Through Wolf’s Eyes – Jane Lindskold

Through Wolf's Eyes

Through Wolf's Eyes

Summary

Literally raised by wolves, a member of an exiled prince's cohort is brought back to court by an ambitious noble looking for an edge, but unaware that she's psychically linked to a huge wolf and a falcon.

Review

My knowledge of Jane Lindskold consists, perhaps unfairly, in large part of the fact that she was somehow associated with Roger Zelazny in his later years. She finished two books incomplete at his death (Lord Demon and Donnerjack) neither among his best. At some point later, to give her a fair shot, I picked up one of her own books, The Pipes of Orpheus, but wasn’t much more impressed. I’m not sure, therefore, why I picked up Through Wolf’s Eyes. Perhaps it was free somewhere, and I simply spotted the familiar name and thought I should give her another chance.

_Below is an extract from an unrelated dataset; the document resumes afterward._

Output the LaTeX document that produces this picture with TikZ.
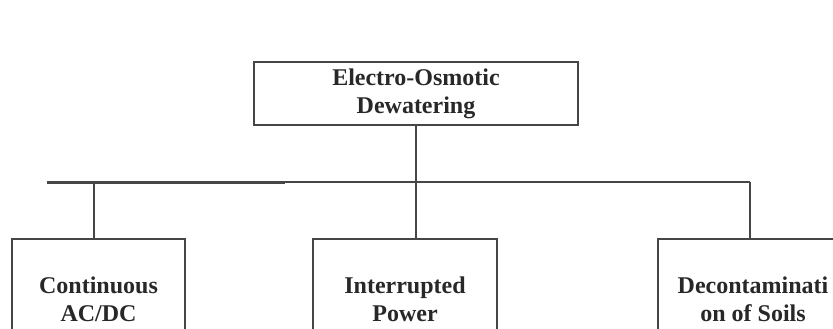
\documentclass[tikz,border=0pt]{standalone}
\usepackage{fontspec}
\setmainfont{Liberation Serif}
\definecolor{eodline}{RGB}{70,70,70}
\definecolor{eodtext}{RGB}{40,40,40}
\usetikzlibrary{positioning}
\tikzset{
  box/.style={rectangle,draw=eodline,line width=2pt,fill=white,
              text=eodtext,align=center,inner sep=0pt,
              font=\fontsize{24}{28}\selectfont\bfseries},
  bus/.style={draw=eodline,line width=#1},
  bus/.default=1.5pt,
}

\begin{document}
\begin{tikzpicture}[x=1pt,y=-1pt]
    \clip (0,0) rectangle (833,329);
    \fill[white] (0,0) rectangle (833,329);
    % top of the tree
    \node[box,minimum width=324pt,minimum height=63pt] (eod) at (416,93.5)
         {Electro-Osmotic\\Dewatering};
    % the three methods, cut off at the bottom
    \node[box,minimum width=173pt,minimum height=120pt] (cont) at (98.5,299)
         {Continuous\\AC/DC};
    \node[box,minimum width=184pt,minimum height=120pt] (intr) at (405,299)
         {Interrupted\\Power};
    \node[box,minimum width=190pt,minimum height=120pt] (decon) at (753,299)
         {Decontaminati\\on of Soils};
    \coordinate (busL) at (47,182);
    \coordinate (busM) at (285,182);
    \coordinate (busC) at (94,182);
    \coordinate (busR) at (750,182);
    \draw[bus=3pt] (busL) -- (busM);
    \draw[bus] (busM) -- (busR);
    \draw[bus=2pt] (eod.south) -- (eod.south |- busM);
    \draw[bus=2pt] (busC) -- (busC |- cont.north);
    \draw[bus=2pt] (eod.south |- busM) -- (eod.south |- intr.north);
    \draw[bus] (busR) -- (busR |- decon.north);
\end{tikzpicture}
\end{document}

After reading all 450 pages (600, by Amazon’s count), I’m … still not very impressed. The concept – girl raised by wolves, telepathic communication with animals – isn’t much of a stretch; it’s well trodden ground. Lindskold buttresses it with a broadly mentioned larger world of somehow superior, smarter versions of some animals – our hero is raised by special wolves – but then does very little with it. In this book, at least. While the book is built for a sequel, I was surprised just now to learn that there are eight books in the series. Maybe the others delve into the larger mysteries. I hope so, but won’t be checking.

This first book, however, is a political, genealogical story through and through. There are half a dozen noble houses, each with a couple of names, and all contending to inherit the throne. There’s a war, and half a dozen similar houses on the other side – except that we learn about them in a long infodump almost at the end of the book.

The magic is more convenient than systematic, and there are a number of shortcuts. The wise wolves seem to have very detailed and sophisticated knowledge of human hierarchies and values. There are a fair number of plot points that move the story forward, but just aren’t very realistic.

If the setting wasn’t new, the characters were at least well developed and engaging. Lindskold tries to have it both ways with gender roles – women are tough and have important positions, but also need protecting and somehow fit into a traditional structure. I not only found the politics a bit hard to follow, I was just never able to develop an interest in it – the whole complex social plot that took up so many pages was by far the least interesting part of the book. Because the sequel seemingly follows right on with yet more politics, there’s no chance I’ll read more in the series.

Lindskold’s writing is smooth, but beyond that, I couldn’t find much in this to inspire my interest. If you love fantasy politics, it may work for you, but it’s a book I won’t remember.